## Begin

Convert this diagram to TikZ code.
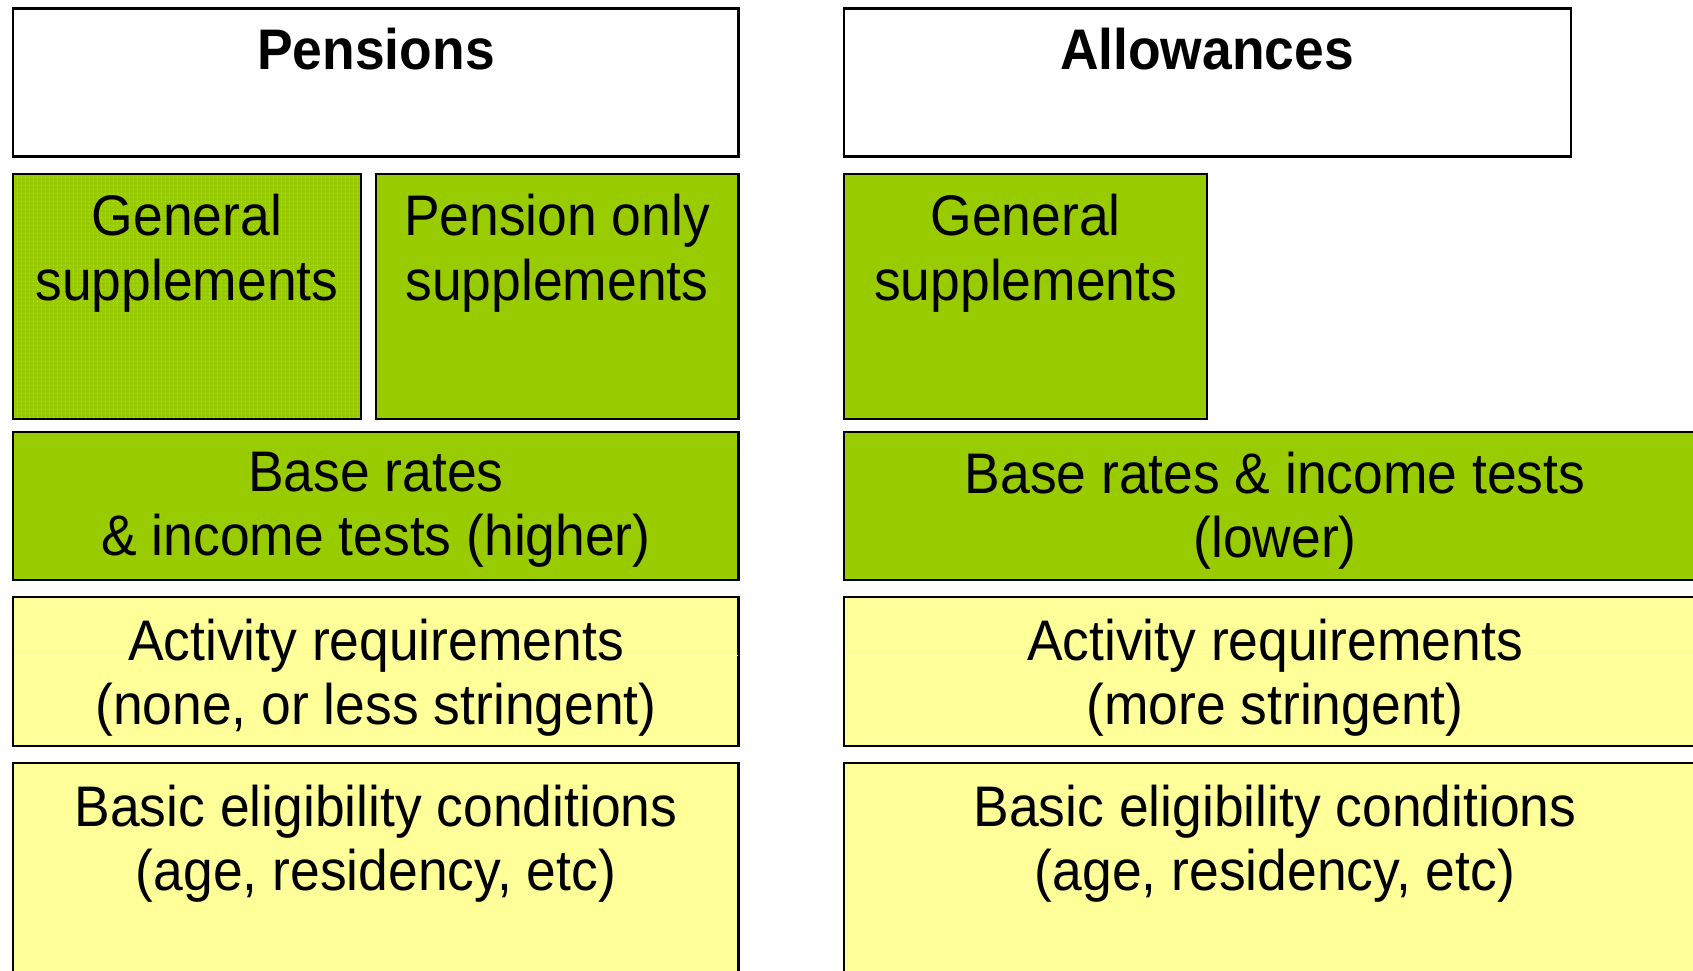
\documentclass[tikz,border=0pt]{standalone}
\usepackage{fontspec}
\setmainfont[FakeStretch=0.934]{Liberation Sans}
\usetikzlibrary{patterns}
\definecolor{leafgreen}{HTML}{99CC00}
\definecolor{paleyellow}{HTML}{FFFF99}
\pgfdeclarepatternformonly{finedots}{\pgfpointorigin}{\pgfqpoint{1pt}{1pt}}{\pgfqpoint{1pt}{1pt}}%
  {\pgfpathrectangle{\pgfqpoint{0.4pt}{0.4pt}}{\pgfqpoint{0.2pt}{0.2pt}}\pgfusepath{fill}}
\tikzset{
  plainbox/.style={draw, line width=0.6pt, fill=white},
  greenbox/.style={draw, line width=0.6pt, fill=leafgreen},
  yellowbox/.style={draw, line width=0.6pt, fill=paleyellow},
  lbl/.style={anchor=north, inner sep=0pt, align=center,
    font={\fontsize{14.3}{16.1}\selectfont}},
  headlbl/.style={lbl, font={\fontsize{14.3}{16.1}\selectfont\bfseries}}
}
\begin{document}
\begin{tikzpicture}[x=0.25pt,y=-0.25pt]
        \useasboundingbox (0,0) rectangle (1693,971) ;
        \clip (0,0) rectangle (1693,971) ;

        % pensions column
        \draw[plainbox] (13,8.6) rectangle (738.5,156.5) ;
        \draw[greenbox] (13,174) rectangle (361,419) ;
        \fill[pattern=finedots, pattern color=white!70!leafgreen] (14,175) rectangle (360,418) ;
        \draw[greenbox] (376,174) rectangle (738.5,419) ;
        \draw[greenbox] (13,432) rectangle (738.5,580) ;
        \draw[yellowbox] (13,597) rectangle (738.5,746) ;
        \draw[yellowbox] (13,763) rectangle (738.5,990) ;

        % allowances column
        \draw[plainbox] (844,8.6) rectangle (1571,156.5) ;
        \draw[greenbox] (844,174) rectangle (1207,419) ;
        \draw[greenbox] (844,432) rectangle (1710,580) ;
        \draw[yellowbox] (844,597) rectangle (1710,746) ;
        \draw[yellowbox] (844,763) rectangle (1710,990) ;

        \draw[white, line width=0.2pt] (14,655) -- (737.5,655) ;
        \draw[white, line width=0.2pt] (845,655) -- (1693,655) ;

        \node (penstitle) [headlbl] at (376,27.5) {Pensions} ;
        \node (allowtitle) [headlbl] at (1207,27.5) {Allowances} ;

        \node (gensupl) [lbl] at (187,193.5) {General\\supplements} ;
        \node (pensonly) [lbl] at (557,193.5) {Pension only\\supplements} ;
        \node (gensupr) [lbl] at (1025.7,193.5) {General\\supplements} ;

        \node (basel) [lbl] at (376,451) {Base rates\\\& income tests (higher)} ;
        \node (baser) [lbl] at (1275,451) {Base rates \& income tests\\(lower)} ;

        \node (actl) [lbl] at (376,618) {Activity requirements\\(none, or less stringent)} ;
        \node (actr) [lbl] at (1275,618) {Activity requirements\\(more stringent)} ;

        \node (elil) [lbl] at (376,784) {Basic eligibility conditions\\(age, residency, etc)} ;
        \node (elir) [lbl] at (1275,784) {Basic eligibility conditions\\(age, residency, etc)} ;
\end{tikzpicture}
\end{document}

## End

» **WHAT YOU HAVE TO DO**: Repeat only the lines from the beginning of the material through the line containing "-- (1693,655) ;", both ends kept, leaving pictures out.

» **WORKED ANSWER**:
Convert this diagram to TikZ code.
\documentclass[tikz,border=0pt]{standalone}
\usepackage{fontspec}
\setmainfont[FakeStretch=0.934]{Liberation Sans}
\usetikzlibrary{patterns}
\definecolor{leafgreen}{HTML}{99CC00}
\definecolor{paleyellow}{HTML}{FFFF99}
\pgfdeclarepatternformonly{finedots}{\pgfpointorigin}{\pgfqpoint{1pt}{1pt}}{\pgfqpoint{1pt}{1pt}}%
  {\pgfpathrectangle{\pgfqpoint{0.4pt}{0.4pt}}{\pgfqpoint{0.2pt}{0.2pt}}\pgfusepath{fill}}
\tikzset{
  plainbox/.style={draw, line width=0.6pt, fill=white},
  greenbox/.style={draw, line width=0.6pt, fill=leafgreen},
  yellowbox/.style={draw, line width=0.6pt, fill=paleyellow},
  lbl/.style={anchor=north, inner sep=0pt, align=center,
    font={\fontsize{14.3}{16.1}\selectfont}},
  headlbl/.style={lbl, font={\fontsize{14.3}{16.1}\selectfont\bfseries}}
}
\begin{document}
\begin{tikzpicture}[x=0.25pt,y=-0.25pt]
        \useasboundingbox (0,0) rectangle (1693,971) ;
        \clip (0,0) rectangle (1693,971) ;

        % pensions column
        \draw[plainbox] (13,8.6) rectangle (738.5,156.5) ;
        \draw[greenbox] (13,174) rectangle (361,419) ;
        \fill[pattern=finedots, pattern color=white!70!leafgreen] (14,175) rectangle (360,418) ;
        \draw[greenbox] (376,174) rectangle (738.5,419) ;
        \draw[greenbox] (13,432) rectangle (738.5,580) ;
        \draw[yellowbox] (13,597) rectangle (738.5,746) ;
        \draw[yellowbox] (13,763) rectangle (738.5,990) ;

        % allowances column
        \draw[plainbox] (844,8.6) rectangle (1571,156.5) ;
        \draw[greenbox] (844,174) rectangle (1207,419) ;
        \draw[greenbox] (844,432) rectangle (1710,580) ;
        \draw[yellowbox] (844,597) rectangle (1710,746) ;
        \draw[yellowbox] (844,763) rectangle (1710,990) ;

        \draw[white, line width=0.2pt] (14,655) -- (737.5,655) ;
        \draw[white, line width=0.2pt] (845,655) -- (1693,655) ;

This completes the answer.